Scenario 2: Pods Not Starting​

Symptoms:

  • Pods in Pending or CrashLoopBackOff
  • Deployment not scaling
  • Replicas not matching

Debugging steps:

  1. Check pod status: kubectl get pods
  2. Describe pod: kubectl describe pod <pod-name>
  3. Check events: Look for errors
  4. Check logs: kubectl logs <pod-name> --previous
  5. Check resources: kubectl top nodes
  6. Check image: Is it correct?
  7. Check storage: PVC bound?

Scenario 3: Deployment Not Updating​

Symptoms:

  • Deployment not rolling out
  • Old pods still running
  • New pods not starting

Debugging steps:

  1. Check rollout: kubectl rollout status deployment/<name>
  2. Check replica sets: kubectl get replicasets
  3. Check new pods: kubectl get pods -l app=<label>
  4. Check pod status: Why aren't new pods ready?
  5. Check readiness probe: Is it configured?
  6. Check image: Is new image correct?
  7. Check resources: Enough resources?

Real-World Troubleshooting Flow​

Here's how I troubleshoot production issues:

Step 1: Understand the problem

  • What's the symptom?
  • When did it start?
  • What changed?

Step 2: Check cluster health

kubectl get nodes
kubectl get pods --all-namespaces
kubectl top nodes

Step 3: Narrow down

  • Which namespace?
  • Which pod?
  • Which service?

Step 4: Gather information

kubectl describe pod <pod-name>
kubectl logs <pod-name> --previous
kubectl get events --sort-by='.lastTimestamp'

Step 5: Analyze

  • What's the error?
  • What's the pattern?
  • What's likely wrong?

Step 6: Fix

  • Apply the fix
  • Monitor the result

Step 7: Verify

kubectl get pods
kubectl logs <pod-name>
# Test the application

My Take: The Troubleshooting Mindset​

I used to panic when things broke.

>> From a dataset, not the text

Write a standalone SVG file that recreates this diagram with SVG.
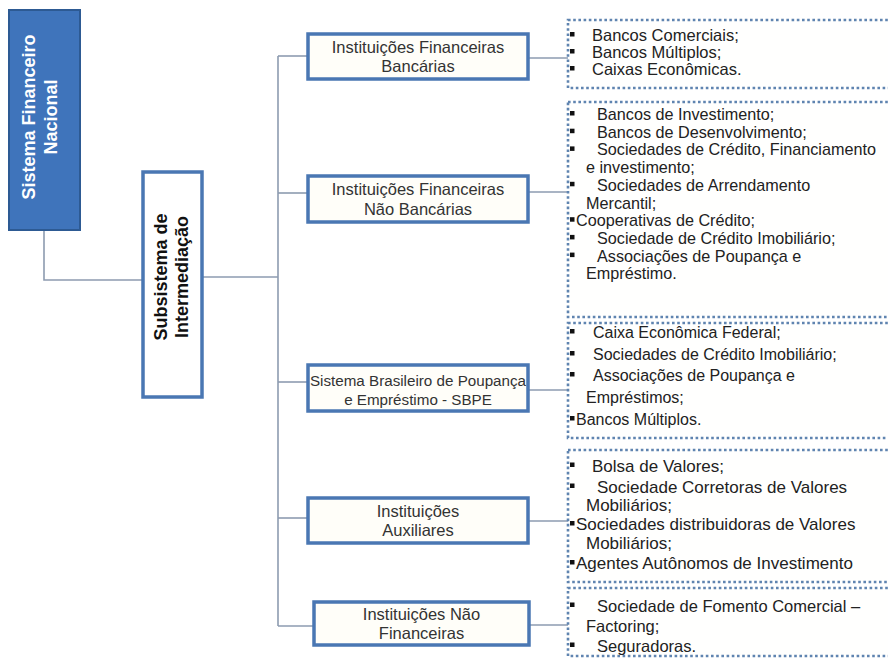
<svg xmlns="http://www.w3.org/2000/svg" width="888" height="659" viewBox="0 0 888 659">
<style>
.conn{fill:none;stroke:#8d9bb0;stroke-width:1.6}
.mid{fill:#fffef9;stroke:#4a77b3;stroke-width:3.5}
.lst{fill:#fffffe;stroke:#5f84b0;stroke-width:2.6;stroke-dasharray:2.6 2.6}
.mt{font-family:"Liberation Sans",Arial,sans-serif;font-size:16.5px;fill:#333;text-anchor:middle}
.lt{font-family:"Liberation Sans",Arial,sans-serif;fill:#222}
.b{fill:#111}
.root{font-family:"Liberation Sans",Arial,sans-serif;font-size:18px;font-weight:bold;fill:#fff;text-anchor:middle}
.sub{font-family:"Liberation Sans",Arial,sans-serif;font-size:18px;font-weight:bold;fill:#111;text-anchor:middle}
</style>
<rect width="888" height="659" fill="#ffffff"/>
<g id="connectors">
<polyline class="conn" points="44,230 44,280 143,280"/>
<line class="conn" x1="202" y1="277" x2="278" y2="277"/>
<line class="conn" x1="278" y1="56" x2="278" y2="626"/>
<line class="conn" x1="278" y1="56" x2="308" y2="56"/>
<line class="conn" x1="278" y1="193" x2="308" y2="193"/>
<line class="conn" x1="278" y1="382" x2="308" y2="382"/>
<line class="conn" x1="278" y1="518" x2="308" y2="518"/>
<line class="conn" x1="278" y1="626" x2="314" y2="626"/>
<line class="conn" x1="528" y1="58" x2="568" y2="58"/>
<line class="conn" x1="528" y1="192" x2="568" y2="192"/>
<line class="conn" x1="528" y1="390" x2="568" y2="390"/>
<line class="conn" x1="528" y1="521" x2="568" y2="521"/>
<line class="conn" x1="529" y1="625" x2="568" y2="625"/>
</g>
<g id="sfn">
<rect x="9" y="10" width="71" height="220" fill="#3f74bb" stroke="#2d5a93" stroke-width="2"/>
<text class="root" transform="translate(35,117) rotate(-90)"><tspan x="0" y="0">Sistema Financeiro</tspan><tspan x="0" y="22">Nacional</tspan></text>
</g>
<g id="subsistema">
<rect x="143" y="172" width="59" height="225" fill="#ffffff" stroke="#4a77b3" stroke-width="3.5"/>
<text class="sub" transform="translate(167,277) rotate(-90)"><tspan x="0" y="0">Subsistema de</tspan><tspan x="0" y="21">Intermediação</tspan></text>
</g>
<g id="if-bancarias">
<rect class="mid" x="308" y="34" width="220" height="45"/>
<text class="mt"><tspan x="418" y="52.5">Instituições Financeiras</tspan><tspan x="418" y="71.5">Bancárias</tspan></text>
</g>
<g id="if-nao-bancarias">
<rect class="mid" x="308" y="176" width="220" height="46"/>
<text class="mt"><tspan x="418" y="195">Instituições Financeiras</tspan><tspan x="418" y="214.5">Não Bancárias</tspan></text>
</g>
<g id="sbpe">
<rect class="mid" x="308" y="365" width="220" height="46"/>
<text class="mt"><tspan x="418" y="386" font-size="15.2">Sistema Brasileiro de Poupança</tspan><tspan x="418" y="405" font-size="15.2">e Empréstimo - SBPE</tspan></text>
</g>
<g id="auxiliares">
<rect class="mid" x="308" y="498" width="220" height="45"/>
<text class="mt"><tspan x="418" y="516.5">Instituições</tspan><tspan x="418" y="536">Auxiliares</tspan></text>
</g>
<g id="nao-financeiras">
<rect class="mid" x="314" y="602" width="215" height="43"/>
<text class="mt"><tspan x="421.5" y="620">Instituições Não</tspan><tspan x="421.5" y="639">Financeiras</tspan></text>
</g>
<g id="lista-bancarias">
<rect class="lst" x="568" y="20" width="330" height="68"/>
<rect class="b" x="570" y="32" width="4.5" height="4.5"/>
<rect class="b" x="570" y="49" width="4.5" height="4.5"/>
<rect class="b" x="570" y="66" width="4.5" height="4.5"/>
<text class="lt" font-size="16.5"><tspan x="592" y="41">Bancos Comerciais;</tspan><tspan x="592" y="58">Bancos Múltiplos;</tspan><tspan x="592" y="75">Caixas Econômicas.</tspan></text>
</g>
<g id="lista-nao-bancarias">
<rect class="lst" x="568" y="102" width="330" height="215"/>
<rect class="b" x="570" y="111" width="4.5" height="4.5"/>
<rect class="b" x="570" y="128.7" width="4.5" height="4.5"/>
<rect class="b" x="570" y="146.4" width="4.5" height="4.5"/>
<rect class="b" x="570" y="181.8" width="4.5" height="4.5"/>
<rect class="b" x="570" y="217.2" width="4.5" height="4.5"/>
<rect class="b" x="570" y="234.9" width="4.5" height="4.5"/>
<rect class="b" x="570" y="252.6" width="4.5" height="4.5"/>
<text class="lt" font-size="16.2"><tspan x="597" y="120">Bancos de Investimento;</tspan><tspan x="597" y="137.7">Bancos de Desenvolvimento;</tspan><tspan x="597" y="155.4">Sociedades de Crédito, Financiamento</tspan><tspan x="586" y="173.1">e investimento;</tspan><tspan x="597" y="190.8">Sociedades de Arrendamento</tspan><tspan x="586" y="208.5">Mercantil;</tspan><tspan x="576" y="226.2">Cooperativas de Crédito;</tspan><tspan x="597" y="243.9">Sociedade de Crédito Imobiliário;</tspan><tspan x="597" y="261.6">Associações de Poupança e</tspan><tspan x="586" y="279.3">Empréstimo.</tspan></text>
</g>
<g id="lista-sbpe">
<rect class="lst" x="568" y="323" width="330" height="115"/>
<rect class="b" x="570" y="329" width="4.5" height="4.5"/>
<rect class="b" x="570" y="351" width="4.5" height="4.5"/>
<rect class="b" x="570" y="372" width="4.5" height="4.5"/>
<rect class="b" x="570" y="416" width="4.5" height="4.5"/>
<text class="lt" font-size="16"><tspan x="593" y="338">Caixa Econômica Federal;</tspan><tspan x="593" y="360">Sociedades de Crédito Imobiliário;</tspan><tspan x="593" y="381">Associações de Poupança e</tspan><tspan x="586" y="403">Empréstimos;</tspan><tspan x="576" y="425">Bancos Múltiplos.</tspan></text>
</g>
<g id="lista-auxiliares">
<rect class="lst" x="568" y="450" width="330" height="132"/>
<rect class="b" x="570" y="462.5" width="4.5" height="4.5"/>
<rect class="b" x="570" y="483.5" width="4.5" height="4.5"/>
<rect class="b" x="570" y="521" width="4.5" height="4.5"/>
<rect class="b" x="570" y="560" width="4.5" height="4.5"/>
<text class="lt" font-size="17"><tspan x="592" y="471.5">Bolsa de Valores;</tspan><tspan x="597" y="492.5">Sociedade Corretoras de Valores</tspan><tspan x="586" y="510.5">Mobiliários;</tspan><tspan x="576" y="530">Sociedades distribuidoras de Valores</tspan><tspan x="586" y="549">Mobiliários;</tspan><tspan x="576" y="569">Agentes Autônomos de Investimento</tspan></text>
</g>
<g id="lista-nao-financeiras">
<rect class="lst" x="568" y="588" width="330" height="68"/>
<rect class="b" x="570" y="602.5" width="4.5" height="4.5"/>
<rect class="b" x="570" y="642.5" width="4.5" height="4.5"/>
<text class="lt" font-size="16.5"><tspan x="597" y="611.5">Sociedade de Fomento Comercial –</tspan><tspan x="586" y="631.5">Factoring;</tspan><tspan x="597" y="651.5">Seguradoras.</tspan></text>
</g>
</svg>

I'd try random fixes. I'd guess.

Then I learned the systematic approach:

  1. Stay calm - Panic doesn't help
  2. Follow the process - Systematic approach works
  3. Gather evidence - Don't guess, investigate
  4. Fix root cause - Not just symptoms
  5. Verify - Make sure it works

Now I fix issues in minutes, not hours. The process works.

Memory Tip: The Detective Analogy​

Troubleshooting is like being a detective:

  1. Understand the crime (symptom)
  2. Gather evidence (logs, events, describe)
  3. Follow leads (check resources, configurations)
  4. Form hypothesis (likely cause)
  5. Test theory (try fix)
  6. Verify solution (confirm it works)

Once you see it this way, troubleshooting becomes systematic.

Key Takeaways​

  1. Have a framework - Systematic approach works
  2. Gather information - Don't guess, investigate
  3. Use the tools - kubectl describe, logs, events
  4. Fix root cause - Not just symptoms
  5. Verify - Make sure it works

What's Next?​

Now that you have the complete troubleshooting guide, you're ready to debug any Kubernetes issue. Practice. Use this guide. Master troubleshooting.


Remember: Troubleshooting isn't about knowing everything. It's about having a systematic approach. Follow the process. It works.